I spotted my hat under the red-faced man’s foot, and limped painfully over. “My hat,” I told him, looking at it pointedly. He moved over at once, picked it up, and tried to dust it off. I took it from him and rubbed it clean on his cloak. He spluttered angrily, but couldn’t quite bring himself to protest: he knew he’d acted stupidly. Besides, I was a few inches taller than he and might have been dangerous. I pulled the hat onto my head.
“We’re staying at the naval base,” Comittus told me. “I escorted Aurelia Bodica to the temple of Minerva, just out of town, and we’d stopped for her to do some shopping when the horse got loose. I don’t have much space in my quarters at the base, but there’s a very good tavern just outside it…”
“I thank you, no,” I said. I turned to the apple seller. “Have the apples delivered to the naval base, to the house of Valerius Natalis. Say that Ariantes bought them, and they’re to be shipped to Bononia tomorrow.”

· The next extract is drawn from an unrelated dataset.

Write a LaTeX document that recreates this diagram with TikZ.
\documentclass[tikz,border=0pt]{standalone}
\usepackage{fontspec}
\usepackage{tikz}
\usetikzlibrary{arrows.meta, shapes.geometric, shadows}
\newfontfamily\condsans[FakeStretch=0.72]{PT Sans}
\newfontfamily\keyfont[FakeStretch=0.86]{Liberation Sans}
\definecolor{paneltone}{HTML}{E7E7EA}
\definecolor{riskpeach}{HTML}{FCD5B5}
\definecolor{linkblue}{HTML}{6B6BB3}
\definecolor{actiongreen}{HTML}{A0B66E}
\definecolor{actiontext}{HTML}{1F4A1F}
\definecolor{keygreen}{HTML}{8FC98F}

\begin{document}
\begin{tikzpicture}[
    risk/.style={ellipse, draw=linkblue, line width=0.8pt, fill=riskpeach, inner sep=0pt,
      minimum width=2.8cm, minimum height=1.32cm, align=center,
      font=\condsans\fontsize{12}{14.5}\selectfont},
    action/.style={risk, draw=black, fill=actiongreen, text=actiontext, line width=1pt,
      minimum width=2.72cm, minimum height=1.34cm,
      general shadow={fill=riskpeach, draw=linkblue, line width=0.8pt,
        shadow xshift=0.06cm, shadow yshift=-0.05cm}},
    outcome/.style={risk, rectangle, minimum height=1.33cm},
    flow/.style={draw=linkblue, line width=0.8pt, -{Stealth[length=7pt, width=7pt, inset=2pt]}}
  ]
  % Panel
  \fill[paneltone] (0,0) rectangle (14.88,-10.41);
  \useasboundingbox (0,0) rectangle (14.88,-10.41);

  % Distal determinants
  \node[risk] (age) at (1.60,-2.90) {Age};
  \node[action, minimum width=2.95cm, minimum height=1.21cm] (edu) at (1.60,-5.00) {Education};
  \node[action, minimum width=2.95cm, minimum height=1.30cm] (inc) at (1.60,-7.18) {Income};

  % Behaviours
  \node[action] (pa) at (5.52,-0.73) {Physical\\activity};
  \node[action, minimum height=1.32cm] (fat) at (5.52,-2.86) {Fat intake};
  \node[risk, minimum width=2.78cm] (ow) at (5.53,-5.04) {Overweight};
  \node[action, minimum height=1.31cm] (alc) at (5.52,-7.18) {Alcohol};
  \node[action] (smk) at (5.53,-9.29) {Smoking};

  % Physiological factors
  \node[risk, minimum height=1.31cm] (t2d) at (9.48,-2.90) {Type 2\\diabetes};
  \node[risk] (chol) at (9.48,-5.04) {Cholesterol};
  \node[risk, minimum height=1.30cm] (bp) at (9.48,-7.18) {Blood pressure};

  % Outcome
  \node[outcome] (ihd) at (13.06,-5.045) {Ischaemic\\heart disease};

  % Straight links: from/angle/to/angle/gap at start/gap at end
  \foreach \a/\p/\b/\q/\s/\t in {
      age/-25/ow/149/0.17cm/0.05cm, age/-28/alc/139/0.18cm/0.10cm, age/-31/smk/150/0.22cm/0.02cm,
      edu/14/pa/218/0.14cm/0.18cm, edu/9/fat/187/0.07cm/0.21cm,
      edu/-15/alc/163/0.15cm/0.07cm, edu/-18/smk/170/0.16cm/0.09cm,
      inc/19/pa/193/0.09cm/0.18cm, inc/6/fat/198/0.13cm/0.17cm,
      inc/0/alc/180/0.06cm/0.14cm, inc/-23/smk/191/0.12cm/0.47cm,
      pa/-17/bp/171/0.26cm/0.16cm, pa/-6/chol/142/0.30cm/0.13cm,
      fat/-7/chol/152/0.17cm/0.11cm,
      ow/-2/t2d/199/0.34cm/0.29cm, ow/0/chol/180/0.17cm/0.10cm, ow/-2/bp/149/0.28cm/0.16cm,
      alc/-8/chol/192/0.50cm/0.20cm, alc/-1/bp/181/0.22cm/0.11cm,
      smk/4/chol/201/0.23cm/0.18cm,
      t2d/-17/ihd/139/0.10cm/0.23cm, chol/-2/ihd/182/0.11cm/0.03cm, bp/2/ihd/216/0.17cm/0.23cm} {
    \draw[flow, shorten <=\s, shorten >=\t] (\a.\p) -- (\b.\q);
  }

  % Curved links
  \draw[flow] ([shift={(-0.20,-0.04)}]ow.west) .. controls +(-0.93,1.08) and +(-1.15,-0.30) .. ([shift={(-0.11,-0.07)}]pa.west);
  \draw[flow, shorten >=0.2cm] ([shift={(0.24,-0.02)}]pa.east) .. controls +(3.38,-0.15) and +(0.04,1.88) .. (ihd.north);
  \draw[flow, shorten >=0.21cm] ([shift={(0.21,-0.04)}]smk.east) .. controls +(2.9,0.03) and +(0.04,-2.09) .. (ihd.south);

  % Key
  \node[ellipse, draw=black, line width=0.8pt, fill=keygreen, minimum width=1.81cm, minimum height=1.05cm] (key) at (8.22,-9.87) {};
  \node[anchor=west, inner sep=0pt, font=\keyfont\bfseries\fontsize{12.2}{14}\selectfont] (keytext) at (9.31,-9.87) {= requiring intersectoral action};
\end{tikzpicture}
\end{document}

“You’re Sarmatian, aren’t you?” said Aurelia Bodica suddenly.
I turned back to her and met her eyes for a moment. “Yes,” I said. For a moment I was tempted to introduce myself-“Ariantes son of Arifarnes, scepter-holder and azatan of the Iazyges of the Sarmatians, prince-commander of the sixth dragon.” But what was the point? The titles would mean nothing to her, and I was not a scepter-holder or prince now: I was the commander of a troop of Roman auxiliary cavalry.
“Are you really?” exclaimed Comittus excitedly. “Then we’re comrades! We’ve come down from Eburacum to meet you!”

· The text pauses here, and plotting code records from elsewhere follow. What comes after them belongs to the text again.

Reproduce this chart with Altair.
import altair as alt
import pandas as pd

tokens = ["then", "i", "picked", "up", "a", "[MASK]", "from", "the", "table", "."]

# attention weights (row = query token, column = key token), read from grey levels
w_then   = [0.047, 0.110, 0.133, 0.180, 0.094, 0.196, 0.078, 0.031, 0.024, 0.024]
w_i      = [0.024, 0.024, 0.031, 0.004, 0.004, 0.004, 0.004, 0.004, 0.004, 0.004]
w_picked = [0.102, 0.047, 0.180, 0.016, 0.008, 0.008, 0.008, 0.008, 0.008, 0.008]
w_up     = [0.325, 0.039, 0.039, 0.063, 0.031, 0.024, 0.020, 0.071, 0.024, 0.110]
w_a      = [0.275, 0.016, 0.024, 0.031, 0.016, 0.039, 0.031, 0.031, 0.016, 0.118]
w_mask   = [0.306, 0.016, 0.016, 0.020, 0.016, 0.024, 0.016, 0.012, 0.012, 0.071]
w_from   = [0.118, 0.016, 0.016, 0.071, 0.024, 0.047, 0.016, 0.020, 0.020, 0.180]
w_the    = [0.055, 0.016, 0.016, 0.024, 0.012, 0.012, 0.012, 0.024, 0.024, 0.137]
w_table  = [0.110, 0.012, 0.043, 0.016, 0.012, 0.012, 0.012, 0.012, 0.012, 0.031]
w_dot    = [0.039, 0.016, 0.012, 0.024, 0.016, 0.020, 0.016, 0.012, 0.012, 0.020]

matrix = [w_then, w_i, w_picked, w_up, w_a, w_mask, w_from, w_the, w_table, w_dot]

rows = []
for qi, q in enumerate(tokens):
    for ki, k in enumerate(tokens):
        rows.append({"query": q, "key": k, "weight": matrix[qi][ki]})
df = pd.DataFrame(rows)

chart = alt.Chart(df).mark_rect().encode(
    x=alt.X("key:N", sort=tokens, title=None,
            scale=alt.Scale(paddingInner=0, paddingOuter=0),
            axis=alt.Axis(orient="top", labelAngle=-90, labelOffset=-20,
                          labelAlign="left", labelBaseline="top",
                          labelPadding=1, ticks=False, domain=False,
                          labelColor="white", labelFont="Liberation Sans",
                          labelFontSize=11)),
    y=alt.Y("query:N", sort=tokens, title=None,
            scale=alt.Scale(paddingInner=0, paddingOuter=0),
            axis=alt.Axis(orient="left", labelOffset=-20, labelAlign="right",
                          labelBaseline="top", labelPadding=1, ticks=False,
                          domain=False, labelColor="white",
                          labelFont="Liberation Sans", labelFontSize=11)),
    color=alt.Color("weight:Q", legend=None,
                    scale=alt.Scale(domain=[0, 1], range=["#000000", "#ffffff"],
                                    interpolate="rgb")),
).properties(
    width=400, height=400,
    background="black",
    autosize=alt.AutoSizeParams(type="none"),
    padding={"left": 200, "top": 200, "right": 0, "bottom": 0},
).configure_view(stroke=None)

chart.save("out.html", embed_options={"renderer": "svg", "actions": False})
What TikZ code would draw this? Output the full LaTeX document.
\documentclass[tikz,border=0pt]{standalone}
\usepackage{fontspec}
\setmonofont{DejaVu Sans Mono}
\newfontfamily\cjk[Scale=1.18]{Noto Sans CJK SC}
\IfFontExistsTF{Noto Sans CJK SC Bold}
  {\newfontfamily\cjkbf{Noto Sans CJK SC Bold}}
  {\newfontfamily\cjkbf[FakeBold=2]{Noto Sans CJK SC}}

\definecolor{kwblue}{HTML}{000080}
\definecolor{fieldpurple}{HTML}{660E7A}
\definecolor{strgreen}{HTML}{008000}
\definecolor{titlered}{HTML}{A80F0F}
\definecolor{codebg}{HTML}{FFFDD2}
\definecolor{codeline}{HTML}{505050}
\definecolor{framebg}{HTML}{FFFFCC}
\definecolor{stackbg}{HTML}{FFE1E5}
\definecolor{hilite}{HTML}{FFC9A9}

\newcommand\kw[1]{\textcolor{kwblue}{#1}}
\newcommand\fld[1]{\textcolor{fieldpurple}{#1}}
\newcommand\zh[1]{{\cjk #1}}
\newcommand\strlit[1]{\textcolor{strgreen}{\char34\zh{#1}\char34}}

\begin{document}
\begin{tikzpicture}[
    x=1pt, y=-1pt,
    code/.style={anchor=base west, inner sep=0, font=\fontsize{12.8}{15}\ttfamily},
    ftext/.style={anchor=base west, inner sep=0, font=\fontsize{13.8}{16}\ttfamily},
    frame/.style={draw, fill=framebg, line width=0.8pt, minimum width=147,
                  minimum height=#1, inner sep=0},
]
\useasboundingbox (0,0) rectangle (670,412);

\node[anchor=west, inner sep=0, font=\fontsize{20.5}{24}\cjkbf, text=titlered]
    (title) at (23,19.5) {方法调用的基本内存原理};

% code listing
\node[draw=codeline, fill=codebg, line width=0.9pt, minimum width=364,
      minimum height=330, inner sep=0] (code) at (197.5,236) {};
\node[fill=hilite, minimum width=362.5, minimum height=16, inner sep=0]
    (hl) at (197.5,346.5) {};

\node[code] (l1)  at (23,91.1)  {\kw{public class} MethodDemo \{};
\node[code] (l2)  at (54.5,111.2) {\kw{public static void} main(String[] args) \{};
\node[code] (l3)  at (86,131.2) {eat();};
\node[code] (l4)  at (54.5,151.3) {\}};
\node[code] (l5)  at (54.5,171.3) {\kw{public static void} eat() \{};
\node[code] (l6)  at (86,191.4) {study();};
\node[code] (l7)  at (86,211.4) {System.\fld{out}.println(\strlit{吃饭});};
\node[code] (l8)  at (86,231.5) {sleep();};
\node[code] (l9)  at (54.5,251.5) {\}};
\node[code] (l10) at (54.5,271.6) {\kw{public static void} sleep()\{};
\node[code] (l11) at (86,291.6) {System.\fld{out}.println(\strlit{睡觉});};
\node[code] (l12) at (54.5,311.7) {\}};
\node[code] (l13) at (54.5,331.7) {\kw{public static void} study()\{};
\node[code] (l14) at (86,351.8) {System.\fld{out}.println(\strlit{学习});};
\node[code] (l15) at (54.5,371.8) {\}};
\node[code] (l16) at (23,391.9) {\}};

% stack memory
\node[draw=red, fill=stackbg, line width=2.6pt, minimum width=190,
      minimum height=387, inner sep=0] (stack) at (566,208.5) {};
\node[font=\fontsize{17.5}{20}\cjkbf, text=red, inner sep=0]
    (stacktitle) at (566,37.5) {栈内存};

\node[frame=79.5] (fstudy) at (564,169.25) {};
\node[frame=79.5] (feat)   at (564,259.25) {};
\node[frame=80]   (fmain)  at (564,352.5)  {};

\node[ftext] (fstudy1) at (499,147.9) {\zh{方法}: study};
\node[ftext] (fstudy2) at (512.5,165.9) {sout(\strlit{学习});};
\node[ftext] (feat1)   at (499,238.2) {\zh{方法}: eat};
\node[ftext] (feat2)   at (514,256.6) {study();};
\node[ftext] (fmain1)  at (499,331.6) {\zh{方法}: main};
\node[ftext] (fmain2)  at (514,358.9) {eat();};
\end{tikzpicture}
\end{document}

“What?” I demanded, staring at him.
“My commander, Julius Priscus, is legionary legate of the Sixth Victrix in Eburacum, and commander in chief of all the forces in the North. We were told to come down to Dubris to meet three troops of Sarmatian cavalry which were expected from Bononia. I’m going to be in command of one of them.”
“You?” I asked, in confused disbelief. “How, ‘in command’?”

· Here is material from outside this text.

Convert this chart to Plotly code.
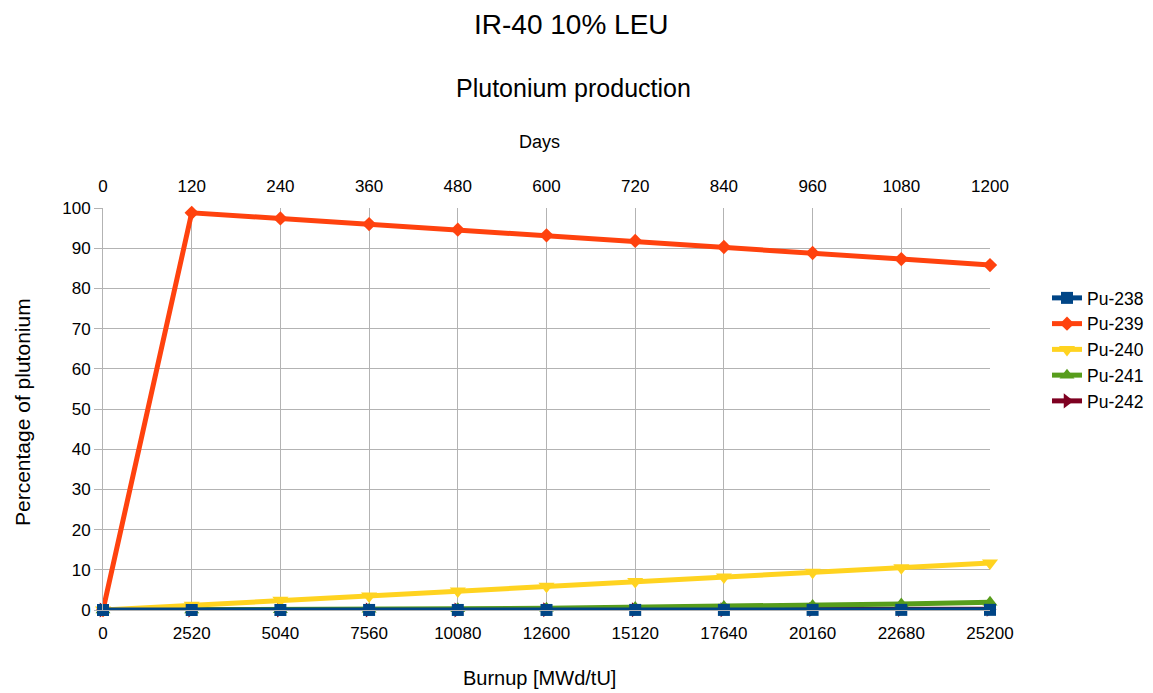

“Well… as prefect of the ala, you know. The troops will have their own officers-I suppose you’re one of them-but I’ll be in charge, as they won’t… that is, I’d heard you wouldn’t be very used to Roman ways.”
I stared at him, appalled. My imagination suddenly shaped another picture of him, etched with a ferocity I hadn’t felt for months, and precise with details only too familiar: Comittus lying on the cobblestones with my spear in him, and my dagger’s edge running across his forehead, around the sides of his head, and lifting the curly brown scalp away from the reddened skull. How could any Roman, let alone this one, be in charge of my men-my dependants, my followers, my own people? And if the Romans expected to appoint some of their own people as prefects, what did they plan to do with Arshak, Gatalas, and myself? Second-in-command, joint command, what?
Even a joint command would end in disaster. Here I was, determined to safeguard my followers by keeping the peace with our Roman masters-and I ached to scalp the first Roman colleague I met. What would my officers do? Or my fellow commanders? I thought of Arshak and his coat of Roman scalps. This Comittus was as cheerful and bouncy as a puppy. Members of the equestrian order often begin their careers by serving as military tribunes on the staff of a legion. They don’t need any previous military experience, and I doubted Comittus had supplied any. He would manage Arshak about as well as the red-faced man had managed the white horse, and the result could easily be death and grief all round. Someone in Britain had miscalculated badly. Perhaps, like the procurator Valerius Natalis, they thought we were conquered barbarians.